2. Explain the Reason for the Fundraiser. It’s hard to get motivated if you don’t know why you’re doing what you’re doing. In the information that goes home to parents, make sure you are making a strong argument for this fundraiser. Even if the revenue from the program you choose goes into the “general fund”, I would still give it a name and a purpose of something already approved in the budget. Make it something that parents can really get behind- something visible and popular, like a long-established field trip or a popular performer for a school assembly.
3. Tell Parents the Goal. Make sure you clearly state the financial goal for each school fundraiser. If you need $1,500, be sure that families know this. Likewise, when you complete the event, be sure to tell people how close you came to your goal or if you met or exceeded it. You never know, if you fall short, someone might offer to make up the difference. You won’t know until you put it out there!
4. Create Good Fundraising Incentive Prizes
Kids love incentives. Do some research to find out what some hot products are that would motivate kids to sell. If you don’t want to spend money on a prize, consider coming up with a prize that doesn’t cost anything, but still has great value, like five free homework passes or they get to be first in line at lunch for a week. Something like that can be very effective.

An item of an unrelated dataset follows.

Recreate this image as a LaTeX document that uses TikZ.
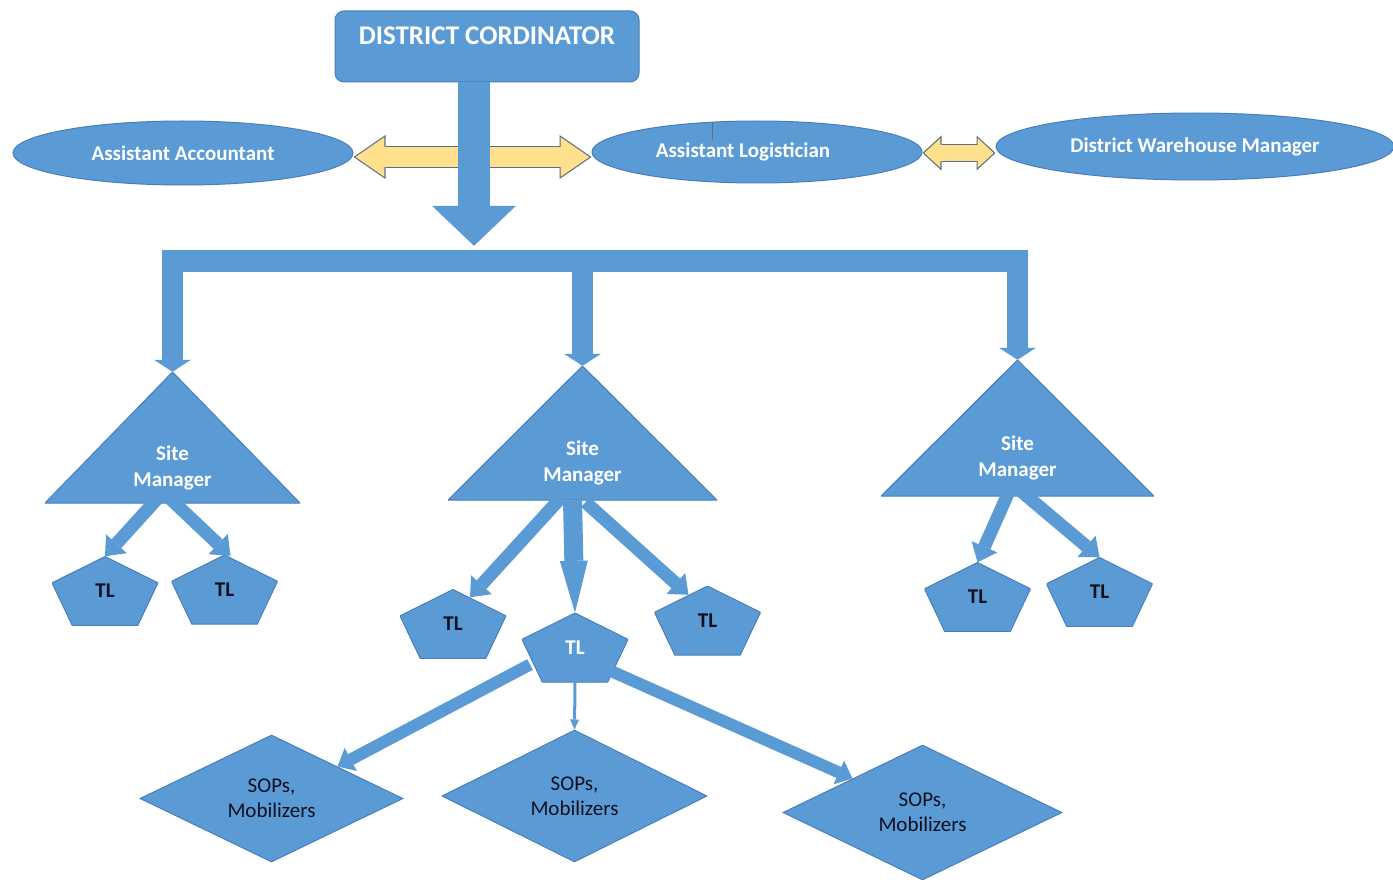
\documentclass[tikz,border=0pt]{standalone}
\usepackage{fontspec}
\setmainfont{Carlito}
\usepackage{xcolor}
\usetikzlibrary{positioning}
\usetikzlibrary{shapes.geometric,arrows.meta,calc}

\definecolor{officeblue}{HTML}{5B9BD5}
\definecolor{edgeblue}{HTML}{4A7EBB}
\definecolor{paleyellow}{HTML}{FFE08C}
\definecolor{edgegray}{HTML}{5F6F7F}
\definecolor{darktext}{HTML}{0F0F1F}

\tikzset{
  blueshape/.style={fill=officeblue, draw=edgeblue, line width=1pt},
  boldtext/.style={font=\fontsize{21}{26}\selectfont\bfseries},
  bossbox/.style={rectangle, rounded corners=9pt, blueshape, text=white,
    minimum width=304pt, minimum height=71pt, text height=15pt, text depth=19pt,
    font=\fontsize{27}{30}\selectfont\bfseries},
  oval/.style={ellipse, blueshape, boldtext, text=white, inner sep=0pt},
  busbar/.style={rectangle, fill=officeblue, inner sep=0pt},
  sitebox/.style={rectangle, inner sep=0pt, path picture={
      \filldraw[blueshape] (path picture bounding box.north)
        -- (path picture bounding box.south east)
        -- (path picture bounding box.south west) -- cycle;},
    label={[boldtext, text=white, align=center, yshift=-30pt]center:Site\\Manager}},
  tlbox/.style={rectangle, inner sep=0pt, minimum width=106pt, minimum height=69pt,
    boldtext, text=darktext, path picture={
      \filldraw[blueshape] let \p1=(path picture bounding box.north west),
        \p2=(path picture bounding box.south east) in
        ({(\x1+\x2)/2},\y1) -- (\x2,{\y1+0.382*(\y2-\y1)})
        -- ({\x1+0.809*(\x2-\x1)},\y2) -- ({\x1+0.191*(\x2-\x1)},\y2)
        -- (\x1,{\y1+0.382*(\y2-\y1)}) -- cycle;}},
  sopbox/.style={diamond, blueshape, inner sep=0pt, align=center, text=darktext,
    font=\fontsize{21}{25}\selectfont},
  bigdown/.style={draw=officeblue, line width=32pt,
    -{Triangle[width=84pt,length=40pt,line width=0pt]}},
  dropdown/.style={draw=officeblue, line width=21pt,
    -{Triangle[width=37pt,length=12pt,line width=0pt]}},
  branch/.style={draw=officeblue, line width=13pt,
    -{Triangle[width=28pt,length=17pt,line width=0pt]}},
  longbranch/.style={draw=officeblue, line width=19pt,
    -{Triangle[width=28pt,length=52pt,line width=0pt]}},
  lowbranch/.style={draw=officeblue, line width=12pt,
    -{Triangle[width=26pt,length=15pt,line width=0pt]}},
  thinbranch/.style={draw=officeblue, line width=3pt,
    -{Triangle[width=9pt,length=10pt,line width=0pt]}},
  bigtwinedge/.style={draw=edgegray, line width=22pt,
    {Triangle[width=44pt,length=32pt,line width=0pt]}-{Triangle[width=44pt,length=32pt,line width=0pt]}},
  bigtwin/.style={draw=paleyellow, line width=19.6pt, shorten <=2.1pt, shorten >=2.1pt,
    {Triangle[width=39.5pt,length=28.7pt,line width=0pt]}-{Triangle[width=39.5pt,length=28.7pt,line width=0pt]}},
  smalltwinedge/.style={draw=edgegray, line width=18pt,
    {Triangle[width=35pt,length=19pt,line width=0pt]}-{Triangle[width=35pt,length=19pt,line width=0pt]}},
  smalltwin/.style={draw=paleyellow, line width=15.6pt, shorten <=1.8pt, shorten >=1.8pt,
    {Triangle[width=29.5pt,length=16pt,line width=0pt]}-{Triangle[width=29.5pt,length=16pt,line width=0pt]}}
}

\begin{document}
\begin{tikzpicture}[x=1pt,y=-1pt]
  \path[use as bounding box, fill=white] (0,0) rectangle (1393,880);
  \node(boss) [bossbox] at (487,46.5) {DISTRICT CORDINATOR};
  \node(acc) [oval, minimum width=340pt, minimum height=64pt] at (183,153) {Assistant Accountant};
  \node(log) [oval, minimum width=330pt, minimum height=62pt,
    label={[boldtext, text=white, xshift=-14pt]center:Assistant Logistician}] at (757,152) {};
  \node(wh) [oval, minimum width=398pt, minimum height=67pt] at (1195,146.5) {District Warehouse Manager};
  \node(bus) [busbar, minimum width=866pt, minimum height=22pt] at (595,261) {};
  \node(sm1) [sitebox, minimum width=255pt, minimum height=131pt] at (172.5,437.5) {};
  \node(sm2) [sitebox, minimum width=269pt, minimum height=134pt] at (582.5,433) {};
  \node(sm3) [sitebox, minimum width=273pt, minimum height=136pt] at (1017.5,428) {};
  \node(tl1) [tlbox] at (105,591) {TL};
  \node(tl2) [tlbox] at (224.5,589.5) {TL};
  \node(tl3) [tlbox] at (453,624) {TL};
  \node(tl4) [tlbox, text=white] at (575,647.5) {TL};
  \node(tl5) [tlbox] at (707.5,620.5) {TL};
  \node(tl6) [tlbox] at (977.5,597) {TL};
  \node(tl7) [tlbox] at (1099.5,592) {TL};
  \node(d1) [sopbox, minimum width=263pt, minimum height=127pt] at (271.5,798.5) {SOPs,\\Mobilizers};
  \node(d2) [sopbox, minimum width=265pt, minimum height=132pt] at (574.5,796) {SOPs,\\Mobilizers};
  \node(d3) [sopbox, minimum width=279pt, minimum height=135pt] at (922.5,812.5) {SOPs,\\Mobilizers};
  \draw[edgegray, line width=1pt] (712,122) -- (712,140);
  \draw[bigtwinedge] ([yshift=-4pt]acc.east) -- ([yshift=-5pt]log.west);
  \draw[bigtwin] ([yshift=-4pt]acc.east) -- ([yshift=-5pt]log.west);
  \draw[smalltwinedge] ([yshift=-1pt]log.east) -- ([yshift=-6.5pt]wh.west);
  \draw[smalltwin] ([yshift=-1pt]log.east) -- ([yshift=-6.5pt]wh.west);
  \draw[bigdown] ([xshift=-13pt]boss.south) -- ([xshift=-121pt,yshift=4pt]bus.north);
  \draw[dropdown] (bus.south -| sm1.north) -- (sm1.north);
  \draw[dropdown] (bus.south -| sm2.north) -- (sm2.north);
  \draw[dropdown] (bus.south -| sm3.north) -- (sm3.north);
  \draw[branch] ([shift={(-12,-8)}]sm1.south) -- (tl1.north);
  \draw[branch] ([shift={(-6,-8)}]sm1.south) -- ([shift={(6,1)}]tl2.north);
  \draw[branch] ([shift={(-22,-2)}]sm2.south) -- ([shift={(17,8)}]tl3.north);
  \draw[longbranch] ([shift={(-10,0)}]sm2.south) -- (tl4.north);
  \draw[branch] ([shift={(3,2)}]sm2.south) -- ([shift={(-19,9)}]tl5.north);
  \draw[branch] ([shift={(-8,-6)}]sm3.south) -- (tl6.north);
  \draw[branch] ([shift={(0,-8)}]sm3.south) -- (tl7.north);
  \draw[lowbranch] ([shift={(-45,17)}]tl4.center) -- (d1.north east);
  \draw[thinbranch] (tl4.south) -- (d2.north);
  \draw[lowbranch] ([shift={(37,24)}]tl4.center) -- (d3.north west);
\end{tikzpicture}
\end{document}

5. Regularly Communicate With Parents during the Fundraiser. You’ve heard the old expression, “Out of sight, out of mind.” This definitely applies to fundraising. The kids can get all pumped up on the first day of a sale, but after they leave a couple of messages with aunts and uncles, they can get bored and forget about it. If you have a means to communicate with parents on a regular basis (email or a flier put in the child’s folder, for instance), you should plan on updating parents on the fundraiser’s progress toward your goal, a reminder of why you are conducting the fundraiser, and some encouragement for parents to keep after this for the duration of the sale or event. Don’t do this too often- maybe once or twice is plenty.
If you are going to take the time and put the effort into a school fundraiser you might as well do the things that will maximize your sale. It takes just as much work to run an average fundraiser as it does to run a massive successful fundraising program. So you might as well go for the “Big One.”